Political science professor Ali Banuazizi addressed an audience of about 30 students and faculty members at the Castle in a lecture titled "U.S. - Iran Relations: Confrontation, 'Engagement,' Sanctions – and Then?"
Banuazizi, who served as president of the Middle East Studies Association before joining the BC faculty in 1971, delved into Iran's development since the early 19th century and how the U.S. influenced the country's government.
However, three particular events that occurred in the 20th century caused a rift between the two countries, he said.
"In the early 20th century, the U.S.'s position vis-à-vis Iran was in great accord with Iranian interests and nationalists until the 1953 coup d'état, the hostage crisis and the Iran-Iraq War," he said.
The hostage crisis was especially humiliating for the U.S., he said.
"The average American has a memory of Iran from that time, which is a very negative memory," he said.
More recently, Iran's policies and governmental responses to the U.S. have been affected by the Bush administration and President Barack Obama's election.
"Bush's 'Axis of Evil' speech was given almost immediately after Iran tried to moderate policies with the U.S. in Afghanistan," he said. "Iran is not guilt-free, but by and large, the hostile attitude of the U.S. was impervious to the moderating ways of Iran."
Obama has changed U.S. rhetoric toward Iran in light of the latter country's recent steps towards better democracy, he said.
"In Iran, the present regime seems to have lost its democratic legitimacy," he said. "It's not a monarchy, but a republican regime.

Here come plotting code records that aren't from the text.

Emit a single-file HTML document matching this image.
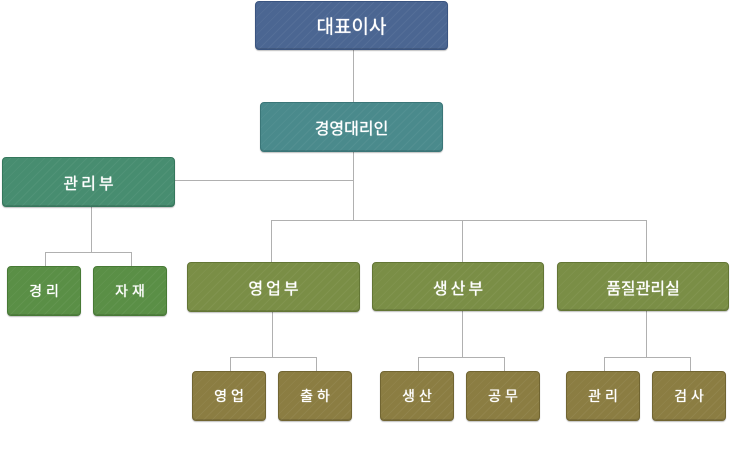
<!DOCTYPE html>
<html><head><meta charset="utf-8">
<style>
html,body{margin:0;padding:0;background:#fff;}
body{width:730px;height:452px;position:relative;overflow:hidden;font-family:"Liberation Sans","Noto Sans CJK KR","NanumGothic",sans-serif;}
.b{position:absolute;box-sizing:border-box;border-radius:4px;color:#fff;display:flex;align-items:center;justify-content:center;
background-image:repeating-linear-gradient(135deg,rgba(255,255,255,0) 0 5px,rgba(255,255,255,0.05) 5px 6px);
box-shadow:0 1px 1px rgba(0,0,0,0.25), inset 0 -1px 0 rgba(0,0,0,0.12);
text-shadow:0 0 0.6px #fff, 0 0 0.6px #fff;}
.l{position:absolute;background:#b0b0b0;}
.blue{background-color:#4b6692;border:1px solid #3a5480;}
.teal{background-color:#4a8a8c;border:1px solid #3a7678;}
.sea{background-color:#478d70;border:1px solid #35775c;}
.grn{background-color:#5a8f46;border:1px solid #477a35;}
.olv{background-color:#7a8e46;border:1px solid #637635;}
.brn{background-color:#8b7d42;border:1px solid #716532;}
.t1{font-size:19px;}
.t2{font-size:16px;}
.t3{font-size:16px;letter-spacing:3px;text-indent:3px;}
.t4{font-size:14px;letter-spacing:4px;text-indent:4px;}
</style></head><body>
<!-- lines -->
<div class="l" style="left:353px;top:50px;width:1px;height:52px"></div>
<div class="l" style="left:353px;top:152px;width:1px;height:68px"></div>
<div class="l" style="left:175px;top:180px;width:178px;height:1px"></div>
<div class="l" style="left:271px;top:220px;width:376px;height:1px"></div>
<div class="l" style="left:271px;top:220px;width:1px;height:42px"></div>
<div class="l" style="left:462px;top:220px;width:1px;height:42px"></div>
<div class="l" style="left:646px;top:220px;width:1px;height:42px"></div>
<!-- 관리부 children -->
<div class="l" style="left:91px;top:207px;width:1px;height:45px"></div>
<div class="l" style="left:45px;top:252px;width:87px;height:1px"></div>
<div class="l" style="left:45px;top:252px;width:1px;height:14px"></div>
<div class="l" style="left:131px;top:252px;width:1px;height:14px"></div>
<!-- 영업부 children -->
<div class="l" style="left:272px;top:312px;width:1px;height:45px"></div>
<div class="l" style="left:230px;top:357px;width:87px;height:1px"></div>
<div class="l" style="left:230px;top:357px;width:1px;height:14px"></div>
<div class="l" style="left:316px;top:357px;width:1px;height:14px"></div>
<!-- 생산부 children -->
<div class="l" style="left:462px;top:311px;width:1px;height:46px"></div>
<div class="l" style="left:418px;top:357px;width:87px;height:1px"></div>
<div class="l" style="left:418px;top:357px;width:1px;height:14px"></div>
<div class="l" style="left:504px;top:357px;width:1px;height:14px"></div>
<!-- 품질관리실 children -->
<div class="l" style="left:646px;top:311px;width:1px;height:46px"></div>
<div class="l" style="left:604px;top:357px;width:87px;height:1px"></div>
<div class="l" style="left:604px;top:357px;width:1px;height:14px"></div>
<div class="l" style="left:690px;top:357px;width:1px;height:14px"></div>

<!-- boxes -->
<div class="b blue t1" style="left:255px;top:1px;width:193px;height:49px">대표이사</div>
<div class="b teal t2" style="left:260px;top:102px;width:183px;height:50px">경영대리인</div>
<div class="b sea t3" style="left:2px;top:157px;width:173px;height:50px">관리부</div>
<div class="b grn t4" style="left:7px;top:266px;width:74px;height:50px">경리</div>
<div class="b grn t4" style="left:93px;top:266px;width:74px;height:50px">자재</div>
<div class="b olv t3" style="left:187px;top:262px;width:173px;height:50px">영업부</div>
<div class="b olv t3" style="left:372px;top:262px;width:172px;height:49px">생산부</div>
<div class="b olv t2" style="left:557px;top:262px;width:172px;height:49px">품질관리실</div>
<div class="b brn t4" style="left:192px;top:371px;width:74px;height:50px">영업</div>
<div class="b brn t4" style="left:278px;top:371px;width:74px;height:50px">출하</div>
<div class="b brn t4" style="left:380px;top:371px;width:74px;height:50px">생산</div>
<div class="b brn t4" style="left:466px;top:371px;width:74px;height:50px">공무</div>
<div class="b brn t4" style="left:566px;top:371px;width:74px;height:50px">관리</div>
<div class="b brn t4" style="left:652px;top:371px;width:74px;height:50px">검사</div>
</body></html>
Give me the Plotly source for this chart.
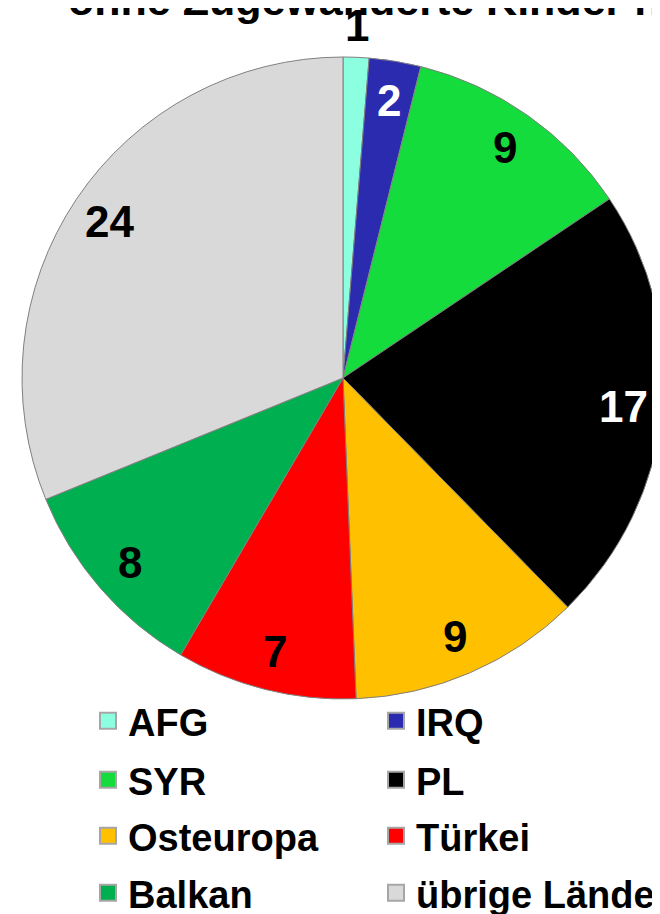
import math
import plotly.graph_objects as go

categories = ["AFG", "IRQ", "SYR", "PL", "Osteuropa", "Türkei", "Balkan", "übrige Länder"]
values = [1, 2, 9, 17, 9, 7, 8, 24]
colors = ["#8CFFE0", "#2B2BB0", "#14DC3C", "#000000", "#FFC000", "#FF0000", "#00B050", "#D9D9D9"]
label_colors = ["black", "white", "black", "white", "black", "black", "black", "black"]
title_text = "ohne Zugewanderte Kinder n=77"

W, H = 660, 914
OFF = 8  # page body margin offset
FONT = "Liberation Sans, Arial, sans-serif"

# pie geometry in figure pixels
R = 321
cx, cy = 343 - OFF, 378 - OFF

fig = go.Figure()
fig.add_trace(go.Pie(
    labels=categories, values=values, sort=False, direction="clockwise", rotation=0,
    marker=dict(colors=colors, line=dict(color="#808080", width=1)),
    textinfo="none", showlegend=False, hoverinfo="label+value",
    domain=dict(x=[(cx - R) / W, (cx + R) / W], y=[1 - (cy + R) / H, 1 - (cy - R) / H]),
))

# value labels placed from the data (cumulative angles)
total = sum(values)
cum = 0
annotations = []
for i, v in enumerate(values):
    mid = (cum + v / 2) / total
    cum += v
    th = 2 * math.pi * mid
    rr = 1.10 * R if v == min(values) else 0.877 * R
    px = cx + rr * math.sin(th)
    py = cy - rr * math.cos(th)
    annotations.append(dict(
        x=px / W, y=1 - py / H, xref="paper", yref="paper", showarrow=False,
        text=str(v), xanchor="center", yanchor="middle",
        font=dict(family=FONT, size=44, color=label_colors[i], weight="bold"),
    ))

annotations.append(dict(
    x=(66 - OFF) / W, y=1 - 18 / H, xref="paper", yref="paper", showarrow=False,
    text=title_text, xanchor="left", yanchor="bottom",
    font=dict(family=FONT, size=43, color="black", weight="bold"),
))

# legend: 4 rows x 2 columns, one legend box per entry
row_y = [713, 772, 828, 885]
col_x = [80, 368]
layout_legends = {}
for i, name in enumerate(categories):
    lname = "legend" if i == 0 else f"legend{i + 1}"
    fig.add_trace(go.Scatter(
        x=[None], y=[None], mode="markers", name=name,
        marker=dict(symbol="square", size=18, color=colors[i], line=dict(color="#A6A6A6", width=2)),
        legend=lname, showlegend=True, hoverinfo="skip",
    ))
    layout_legends[lname] = dict(
        orientation="h", x=col_x[i % 2] / W, xanchor="left",
        y=1 - row_y[i // 2] / H, yanchor="middle",
        font=dict(family=FONT, size=38, color="black", weight="bold"),
        itemwidth=30, bgcolor="rgba(0,0,0,0)", borderwidth=0,
    )

fig.update_layout(
    width=W, height=H, margin=dict(l=0, r=0, t=0, b=0, autoexpand=False),
    paper_bgcolor="white", plot_bgcolor="white",
    xaxis=dict(visible=False), yaxis=dict(visible=False),
    annotations=annotations,
    **layout_legends,
)

fig.write_html("out.html", post_script="document.body.style.overflow='hidden';")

What should the U.S. do? Enforce a pro-democracy movement. Obama changed his rhetoric by stating America's support for Iran's change in democracy."

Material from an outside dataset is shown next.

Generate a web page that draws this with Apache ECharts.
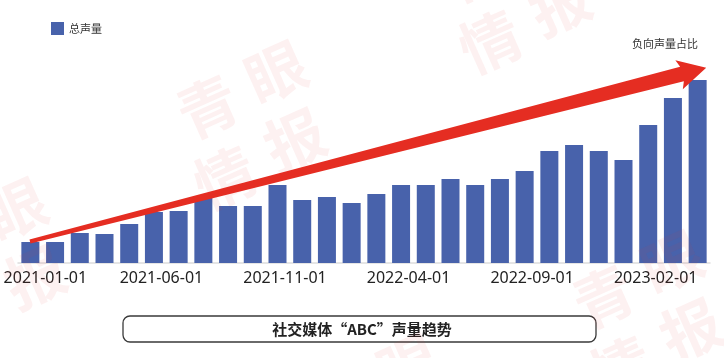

Iran's nuclear ambitions also put a great strain on the country's relationship with the U.S., he said.
"There is no way to stop Iran's nuclear development; however the moment Iran has the bomb, it knows it will lead to its isolation in the same way North Korea's nuclear development has lead the international community to shun it."
"Iran cannot afford to be isolated," he continued. "They have very legitimate security concerns and fears. Economically, Iran is absolutely dependent on being integrated into the world economy."

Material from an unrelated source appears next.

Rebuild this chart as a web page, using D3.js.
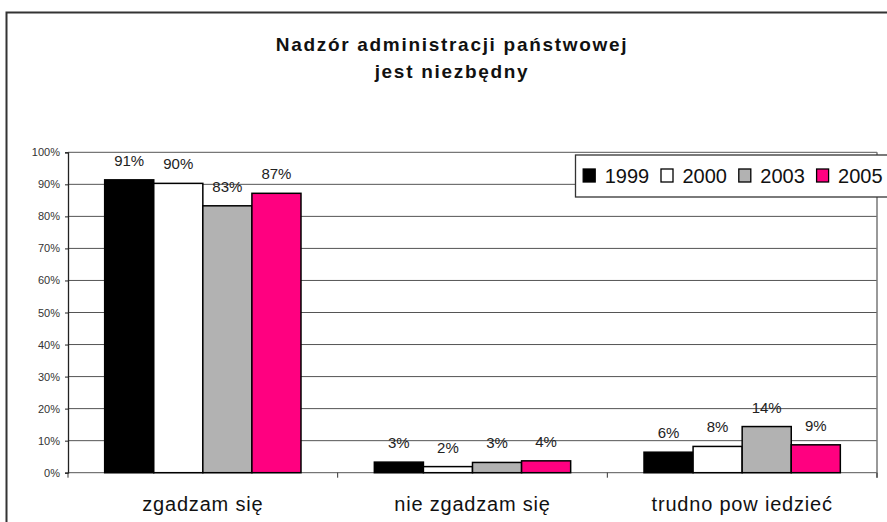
<!DOCTYPE html>
<html>
<head>
<meta charset="utf-8">
<script src="https://cdn.jsdelivr.net/npm/d3@7"></script>
<style>
  body { margin: 0; background: #fff; }
  svg { display: block; font-family: "Liberation Sans", Arial, sans-serif; }
</style>
</head>
<body>
<div id="chart"></div>
<script>
// data
var categories = ["zgadzam się", "nie zgadzam się", "trudno pow iedzieć"];
var years = ["1999", "2000", "2003", "2005"];
var v1999 = [91.4, 3.3, 6.4];
var v2000 = [90.3, 1.9, 8.2];
var v2003 = [83.3, 3.2, 14.4];
var v2005 = [87.2, 3.7, 8.7];
var yTicks = [0, 10, 20, 30, 40, 50, 60, 70, 80, 90, 100];
var colors = ["#000000", "#ffffff", "#b2b2b2", "#ff0080"];

var series = [v1999, v2000, v2003, v2005];

var width = 887, height = 522;
var plot = {left: 68, right: 877, top: 152.3, bottom: 472.7};

var svg = d3.select('#chart')
    .append('svg')
    .attr('width', width)
    .attr('height', height);

// outer frame (runs off the right and bottom edges)
svg.append('rect')
    .attr('x', 6.5)
    .attr('y', 12.5)
    .attr('width', 900)
    .attr('height', 600)
    .attr('fill', 'none')
    .attr('stroke', '#333')
    .attr('stroke-width', 2);

// title
var title = svg.append('text')
    .attr('text-anchor', 'middle')
    .style('font-weight', 'bold')
    .style('font-size', '19px')
    .style('letter-spacing', '1.7px')
    .attr('fill', '#111');
title.append('tspan').attr('x', 452).attr('y', 51).text('Nadzór administracji państwowej');
title.append('tspan').attr('x', 452).attr('y', 78).text('jest niezbędny');

var x0 = d3.scaleBand()
    .domain(categories)
    .range([plot.left, plot.right])
    .paddingInner(0.272)
    .paddingOuter(0.136);

var x1 = d3.scaleBand()
    .domain(years)
    .range([0, x0.bandwidth()]);

var y = d3.scaleLinear()
    .domain([0, 100])
    .range([plot.bottom, plot.top]);

// gridlines
svg.append('g')
    .selectAll('line')
    .data(yTicks)
    .enter()
    .append('line')
    .attr('x1', plot.left)
    .attr('x2', plot.right)
    .attr('y1', function (d) { return y(d); })
    .attr('y2', function (d) { return y(d); })
    .attr('stroke', '#555')
    .attr('stroke-width', 1);

// right border of plot
svg.append('line')
    .attr('x1', plot.right).attr('x2', plot.right)
    .attr('y1', plot.top).attr('y2', plot.bottom + 5)
    .attr('stroke', '#777')
    .attr('stroke-width', 1.5);

// y axis
var yAxis = d3.axisLeft(y)
    .tickValues(yTicks)
    .tickSize(3)
    .tickPadding(5)
    .tickFormat(function (d) { return d + '%'; });

var gy = svg.append('g')
    .attr('transform', 'translate(' + plot.left + ',0)')
    .call(yAxis);
gy.select('.domain').attr('stroke', '#222').attr('stroke-width', 1.3);
gy.selectAll('.tick line').attr('stroke', '#222');
gy.selectAll('.tick text')
    .style('font-size', '11px')
    .attr('fill', '#333')
    .attr('font-family', '"Liberation Sans", Arial, sans-serif');

// x axis: category boundaries ticks
var step = x0.step();
var boundaries = d3.range(categories.length + 1).map(function (i) { return plot.left + i * step; });
svg.append('g')
    .selectAll('line')
    .data(boundaries)
    .enter()
    .append('line')
    .attr('x1', function (d) { return d; })
    .attr('x2', function (d) { return d; })
    .attr('y1', plot.bottom)
    .attr('y2', plot.bottom + 5)
    .attr('stroke', '#333');

svg.append('g')
    .selectAll('text')
    .data(categories)
    .enter()
    .append('text')
    .attr('x', function (d) { return x0(d) + x0.bandwidth() / 2; })
    .attr('y', 511)
    .attr('text-anchor', 'middle')
    .style('font-size', '20px')
    .style('letter-spacing', '0.8px')
    .attr('fill', '#111')
    .text(function (d) { return d; });

// bars
var groups = svg.append('g')
    .selectAll('g')
    .data(categories)
    .enter()
    .append('g')
    .attr('transform', function (d) { return 'translate(' + x0(d) + ',0)'; });

groups.selectAll('rect')
    .data(function (d, i) {
        return years.map(function (yr, j) { return {year: yr, value: series[j][i], color: colors[j]}; });
    })
    .enter()
    .append('rect')
    .attr('x', function (d) { return x1(d.year); })
    .attr('y', function (d) { return y(d.value); })
    .attr('width', x1.bandwidth())
    .attr('height', function (d) { return plot.bottom - y(d.value); })
    .attr('fill', function (d) { return d.color; })
    .attr('stroke', '#000')
    .attr('stroke-width', 1.5);

groups.selectAll('text')
    .data(function (d, i) {
        return years.map(function (yr, j) { return {year: yr, value: series[j][i]}; });
    })
    .enter()
    .append('text')
    .attr('x', function (d) { return x1(d.year) + x1.bandwidth() / 2; })
    .attr('y', function (d) { return y(d.value) - 14; })
    .attr('text-anchor', 'middle')
    .style('font-size', '15px')
    .attr('fill', '#222')
    .text(function (d) { return Math.round(d.value) + '%'; });

// legend (runs off the right edge)
var legend = svg.append('g');
legend.append('rect')
    .attr('x', 575.5)
    .attr('y', 155)
    .attr('width', 330)
    .attr('height', 42)
    .attr('fill', '#fff')
    .attr('stroke', '#333')
    .attr('stroke-width', 1.3);

var items = legend.selectAll('g.item')
    .data(years)
    .enter()
    .append('g')
    .attr('class', 'item')
    .attr('transform', function (d, i) { return 'translate(' + (582.7 + i * 77.8) + ',0)'; });

items.append('rect')
    .attr('x', 0.5)
    .attr('y', 169)
    .attr('width', 12)
    .attr('height', 13)
    .attr('fill', function (d, i) { return colors[i]; })
    .attr('stroke', '#000')
    .attr('stroke-width', 1.3);

items.append('text')
    .attr('x', 22)
    .attr('y', 183)
    .style('font-size', '20px')
    .attr('fill', '#111')
    .text(function (d) { return d; });
</script>
</body>
</html>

Banuazizi said the only way to strengthen the relationship between the two countries is through the threat of sanctions.
"With the pressure of sanctions I believe it's possible for the US to pursue diplomatic negotiations," he said. "It's in the best interest of Iran to choose the path of non-confrontation."
School of Management senior Domino Gourley said she found the lecture to be informative and pertinent.
"I agreed with his points, and found his take on Iranian [perception] and our relationship with Iran today really enlightening," she said. "I liked what he picked out as pivotal as opposed to what he thought was not so relevant."